We had a visit last night at the treatment house, and a chance to meet T's therapist. The visit started out with a little "talk" that began "T is having some problems..." We heard about a food fight in the dining room, some talking out of turn in class, and some belligerence toward another kids. Then she said what we've heard so often from school administrators - she told him that he's on the verge of getting kicked out.
After that, she asked us to fill in some gaps in his history. Thanks to his social worker, who had to manage his intake at the treatment house for legal reasons, they have no history on him. All they know is that we've been trying to adopt him. So she asked me about his early childhood. As T and I walked her through it, she struggled to absorb the story. She kept asking about his birth mom. Finally, T said to her "I went into foster care at birth." She looked shocked. She asked if he was born drug addicted, and seemed surprised when we said yes. She asked the usual questions about childhood abuse, and the answer to every question was yes. I offered to draw her a timeline. I showed her how many placements he had, and the abuse that happened at various points along the timeline. I asked T's permission to speak freely about his history, which he granted, because he has always been frank and open about it. As the therapist listened, she teared up and could hardly talk. She told him how sorry she was with tears in her eyes. She saw what one always sees when one looks at the trajectory of T's early childhood: this is not supposed to happen.
This is the third or fourth time we've tried to get up to speed with a new therapist, only to find that they shy away from his history or have trouble absorbing the full force of its chaos and tragedy. This therapist has already diagnosed him and prescribed medicine on the basis of a few initial meetings. And yet she didn't know anything about his upbringing. She began the session by lecturing him about how he needed to try harder in the classroom, and yet she didn't know enough about his early childhood to understand why impulse control might be so challenging for him, or why it might be the case that he learned early on that negative attention is better than nothing. She let him know that he might be kicked out of the residential program, without understanding what that feels like to a kid who's lived in sixteen homes in his young life.

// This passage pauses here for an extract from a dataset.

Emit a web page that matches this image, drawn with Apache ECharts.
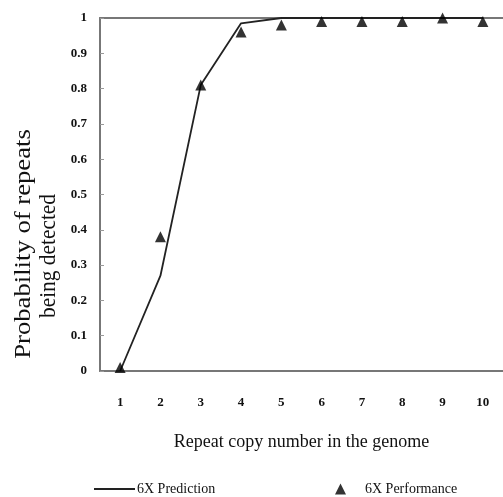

All this said, I like the treatment house and so does T. He is really doing the hard work there now, trying to learn to manage his behavior in the clear light of sobriety. He has good people on his side, and most important, he has other kids whom he supports and who support him in a true community. For as long as it lasts, it's a great gift and he knows it and he's making the most of it. He is open and aware in a way he's never been before.
But a part of me has sort of given up on therapy. I don't know why it is so hard to find a therapist who can be as frank and as open as he is about his abuse history. Until we do, he has other supports and he has formidable internal resources and he may just get what he needs through methods other than therapy. I used to put a lot of faith in therapy, but I don't anymore. Behavioral coaching, support groups, strong friendships, and connection to us have an obvious healing power. Therapy, so far, not so much. I am sure there are very able, knowledgeable therapists out there, but in my experience they're exceedingly hard to find and few programs are equipped for a child of his age and background. I've come to look at therapy as one method among many for healing, and, in the absence of a highly skilled and experienced practitioner, often not the best or most accessible.